# RAW DATA start

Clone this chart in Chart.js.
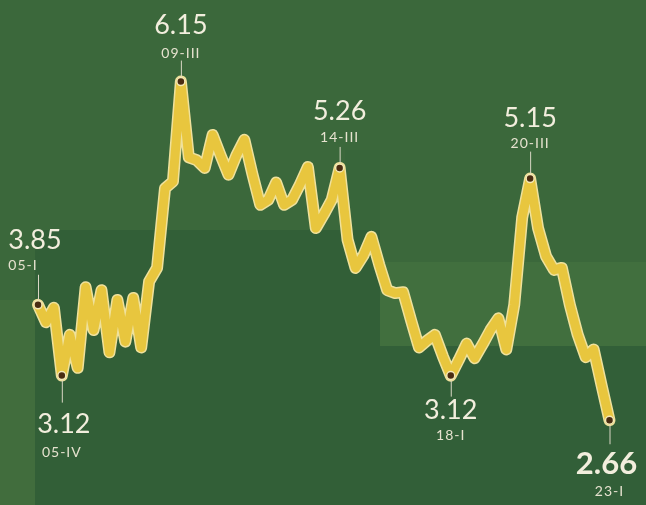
<!DOCTYPE html>
<html><head><meta charset="utf-8">
<script src="https://cdn.jsdelivr.net/npm/chart.js@4"></script>
<style>html,body{margin:0;padding:0;background:#35623a}#wrap{width:646px;height:505px;position:relative}</style>
</head><body><div id="wrap"><canvas id="c" width="646" height="505"></canvas></div>
<script>
// Quarterly series, 2005-Q1 .. 2023-Q1
const quarters = [
 "05-I","05-II","05-III","05-IV","06-I","06-II","06-III","06-IV","07-I","07-II","07-III","07-IV",
 "08-I","08-II","08-III","08-IV","09-I","09-II","09-III","09-IV","10-I","10-II","10-III","10-IV",
 "11-I","11-II","11-III","11-IV","12-I","12-II","12-III","12-IV","13-I","13-II","13-III","13-IV",
 "14-I","14-II","14-III","14-IV","15-I","15-II","15-III","15-IV","16-I","16-II","16-III","16-IV",
 "17-I","17-II","17-III","17-IV","18-I","18-II","18-III","18-IV","19-I","19-II","19-III","19-IV",
 "20-I","20-II","20-III","20-IV","21-I","21-II","21-III","21-IV","22-I","22-II","22-III","22-IV","23-I"
];
const values = [
 3.85,3.67,3.82,3.12,3.54,3.20,4.03,3.59,4.00,3.36,3.90,3.47,
 3.92,3.41,4.09,4.23,5.05,5.12,6.15,5.37,5.34,5.26,5.60,5.39,
 5.19,5.39,5.55,5.20,4.88,4.93,5.11,4.88,4.93,5.09,5.27,4.64,
 4.78,4.93,5.26,4.52,4.23,4.36,4.55,4.26,4.00,3.97,3.98,3.69,
 3.41,3.48,3.54,3.32,3.12,3.28,3.45,3.30,3.44,3.59,3.71,3.39,
 3.85,4.75,5.15,4.64,4.35,4.21,4.23,3.85,3.54,3.31,3.39,3.02,2.66
];
// Highlighted quarters (labelled on the chart)
const markedQuarters = ["05-I","05-IV","09-III","14-III","18-I","20-III","23-I"];
const markedIdx = markedQuarters.map(q => quarters.indexOf(q));

// label placement (style only)
const place = {
 "05-I":  {vx:-3, vy:-64, dx:-15, dy:-39, l0:-30, l1:-5},
 "05-IV": {vx:2,  vy:49,  dx:0,   dy:77,  l0:5,   l1:27},
 "09-III":{vx:0,  vy:-56, dx:0,   dy:-28, l0:-21, l1:-5},
 "14-III":{vx:0,  vy:-57, dx:0,   dy:-30, l0:-21, l1:-5},
 "18-I":  {vx:0,  vy:35,  dx:0,   dy:60,  l0:5,   l1:21},
 "20-III":{vx:0,  vy:-60, dx:0,   dy:-35, l0:-27, l1:-5},
 "23-I":  {vx:-3, vy:44,  dx:0,   dy:71,  l0:5,   l1:24, bold:true}
};

const bgPlugin = {
 id:'bg',
 beforeDraw(chart){
  const c = chart.ctx;
  c.save();
  c.fillStyle = '#3b683b'; c.fillRect(0,0,646,505);
  c.fillStyle = '#325f37'; c.fillRect(35,230,345,275);
  c.fillStyle = '#416d3d'; c.fillRect(0,300,35,205);
  c.fillStyle = '#38663a'; c.fillRect(345,150,35,80);
  c.fillStyle = '#416f3e'; c.fillRect(380,262,266,84);
  c.fillStyle = '#325f38'; c.fillRect(380,346,266,159);
  c.restore();
 }
};

const labelPlugin = {
 id:'marks',
 afterDatasetsDraw(chart){
  const c = chart.ctx;
  const meta = chart.getDatasetMeta(1);
  c.save();
  markedIdx.forEach(i => {
   const q = quarters[i];
   const p = place[q];
   const pt = meta.data[i];
   const x = pt.x, y = pt.y;
   c.strokeStyle = '#d9d6c4'; c.lineWidth = 1;
   c.beginPath(); c.moveTo(x+0.5, y+p.l0); c.lineTo(x+0.5, y+p.l1); c.stroke();
   c.textAlign = 'center'; c.textBaseline = 'middle';
   c.fillStyle = '#f2eedd';
   c.letterSpacing = '0px';
   c.font = p.bold ? 'bold 31px Lato' : '27px Lato';
   c.fillText(values[i].toFixed(2), x+p.vx, y+p.vy);
   c.fillStyle = '#e6e2cf';
   c.letterSpacing = '1px';
   c.font = '14px Lato';
   c.fillText(q, x+p.dx, y+p.dy);
  });
  markedIdx.forEach(i => {
   const pt = meta.data[i];
   c.beginPath(); c.arc(pt.x, pt.y, 4, 0, Math.PI*2);
   c.fillStyle = '#4a2c12'; c.fill();
   c.lineWidth = 1.5; c.strokeStyle = '#f4e9b6'; c.stroke();
  });
  c.restore();
 }
};

new Chart(document.getElementById('c'), {
 type:'line',
 data:{
  labels: quarters,
  datasets:[
   {data: values, borderColor:'#efe19c', borderWidth:12, pointRadius:0, tension:0,
    borderJoinStyle:'round', borderCapStyle:'round', order:2},
   {data: values, borderColor:'#e8c63e', borderWidth:9, pointRadius:0, tension:0,
    borderJoinStyle:'round', borderCapStyle:'round', order:1}
  ]
 },
 options:{
  responsive:false, animation:false, devicePixelRatio:1,
  layout:{padding:{left:38, right:36.5, top:47.6, bottom:20.7}},
  scales:{
   x:{display:false, offset:false},
   y:{display:false, min:2, max:6.5}
  },
  plugins:{legend:{display:false}, tooltip:{enabled:false}},
  clip:false
 },
 plugins:[bgPlugin, labelPlugin]
});
</script></body></html>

# RAW DATA end

WHAT THIS TASK INVOLVES =
Keep the pictures out of the copy and write out the data exactly as it stands.

RESULT =
Clone this chart in Chart.js.
<!DOCTYPE html>
<html><head><meta charset="utf-8">
<script src="https://cdn.jsdelivr.net/npm/chart.js@4"></script>
<style>html,body{margin:0;padding:0;background:#35623a}#wrap{width:646px;height:505px;position:relative}</style>
</head><body><div id="wrap"><canvas id="c" width="646" height="505"></canvas></div>
<script>
// Quarterly series, 2005-Q1 .. 2023-Q1
const quarters = [
 "05-I","05-II","05-III","05-IV","06-I","06-II","06-III","06-IV","07-I","07-II","07-III","07-IV",
 "08-I","08-II","08-III","08-IV","09-I","09-II","09-III","09-IV","10-I","10-II","10-III","10-IV",
 "11-I","11-II","11-III","11-IV","12-I","12-II","12-III","12-IV","13-I","13-II","13-III","13-IV",
 "14-I","14-II","14-III","14-IV","15-I","15-II","15-III","15-IV","16-I","16-II","16-III","16-IV",
 "17-I","17-II","17-III","17-IV","18-I","18-II","18-III","18-IV","19-I","19-II","19-III","19-IV",
 "20-I","20-II","20-III","20-IV","21-I","21-II","21-III","21-IV","22-I","22-II","22-III","22-IV","23-I"
];
const values = [
 3.85,3.67,3.82,3.12,3.54,3.20,4.03,3.59,4.00,3.36,3.90,3.47,
 3.92,3.41,4.09,4.23,5.05,5.12,6.15,5.37,5.34,5.26,5.60,5.39,
 5.19,5.39,5.55,5.20,4.88,4.93,5.11,4.88,4.93,5.09,5.27,4.64,
 4.78,4.93,5.26,4.52,4.23,4.36,4.55,4.26,4.00,3.97,3.98,3.69,
 3.41,3.48,3.54,3.32,3.12,3.28,3.45,3.30,3.44,3.59,3.71,3.39,
 3.85,4.75,5.15,4.64,4.35,4.21,4.23,3.85,3.54,3.31,3.39,3.02,2.66
];
// Highlighted quarters (labelled on the chart)
const markedQuarters = ["05-I","05-IV","09-III","14-III","18-I","20-III","23-I"];
const markedIdx = markedQuarters.map(q => quarters.indexOf(q));

// label placement (style only)
const place = {
 "05-I":  {vx:-3, vy:-64, dx:-15, dy:-39, l0:-30, l1:-5},
 "05-IV": {vx:2,  vy:49,  dx:0,   dy:77,  l0:5,   l1:27},
 "09-III":{vx:0,  vy:-56, dx:0,   dy:-28, l0:-21, l1:-5},
 "14-III":{vx:0,  vy:-57, dx:0,   dy:-30, l0:-21, l1:-5},
 "18-I":  {vx:0,  vy:35,  dx:0,   dy:60,  l0:5,   l1:21},
 "20-III":{vx:0,  vy:-60, dx:0,   dy:-35, l0:-27, l1:-5},
 "23-I":  {vx:-3, vy:44,  dx:0,   dy:71,  l0:5,   l1:24, bold:true}
};

const bgPlugin = {
 id:'bg',
 beforeDraw(chart){
  const c = chart.ctx;
  c.save();
  c.fillStyle = '#3b683b'; c.fillRect(0,0,646,505);
  c.fillStyle = '#325f37'; c.fillRect(35,230,345,275);
  c.fillStyle = '#416d3d'; c.fillRect(0,300,35,205);
  c.fillStyle = '#38663a'; c.fillRect(345,150,35,80);
  c.fillStyle = '#416f3e'; c.fillRect(380,262,266,84);
  c.fillStyle = '#325f38'; c.fillRect(380,346,266,159);
  c.restore();
 }
};

const labelPlugin = {
 id:'marks',
 afterDatasetsDraw(chart){
  const c = chart.ctx;
  const meta = chart.getDatasetMeta(1);
  c.save();
  markedIdx.forEach(i => {
   const q = quarters[i];
   const p = place[q];
   const pt = meta.data[i];
   const x = pt.x, y = pt.y;
   c.strokeStyle = '#d9d6c4'; c.lineWidth = 1;
   c.beginPath(); c.moveTo(x+0.5, y+p.l0); c.lineTo(x+0.5, y+p.l1); c.stroke();
   c.textAlign = 'center'; c.textBaseline = 'middle';
   c.fillStyle = '#f2eedd';
   c.letterSpacing = '0px';
   c.font = p.bold ? 'bold 31px Lato' : '27px Lato';
   c.fillText(values[i].toFixed(2), x+p.vx, y+p.vy);
   c.fillStyle = '#e6e2cf';
   c.letterSpacing = '1px';
   c.font = '14px Lato';
   c.fillText(q, x+p.dx, y+p.dy);
  });
  markedIdx.forEach(i => {
   const pt = meta.data[i];
   c.beginPath(); c.arc(pt.x, pt.y, 4, 0, Math.PI*2);
   c.fillStyle = '#4a2c12'; c.fill();
   c.lineWidth = 1.5; c.strokeStyle = '#f4e9b6'; c.stroke();
  });
  c.restore();
 }
};

new Chart(document.getElementById('c'), {
 type:'line',
 data:{
  labels: quarters,
  datasets:[
   {data: values, borderColor:'#efe19c', borderWidth:12, pointRadius:0, tension:0,
    borderJoinStyle:'round', borderCapStyle:'round', order:2},
   {data: values, borderColor:'#e8c63e', borderWidth:9, pointRadius:0, tension:0,
    borderJoinStyle:'round', borderCapStyle:'round', order:1}
  ]
 },
 options:{
  responsive:false, animation:false, devicePixelRatio:1,
  layout:{padding:{left:38, right:36.5, top:47.6, bottom:20.7}},
  scales:{
   x:{display:false, offset:false},
   y:{display:false, min:2, max:6.5}
  },
  plugins:{legend:{display:false}, tooltip:{enabled:false}},
  clip:false
 },
 plugins:[bgPlugin, labelPlugin]
});
</script></body></html>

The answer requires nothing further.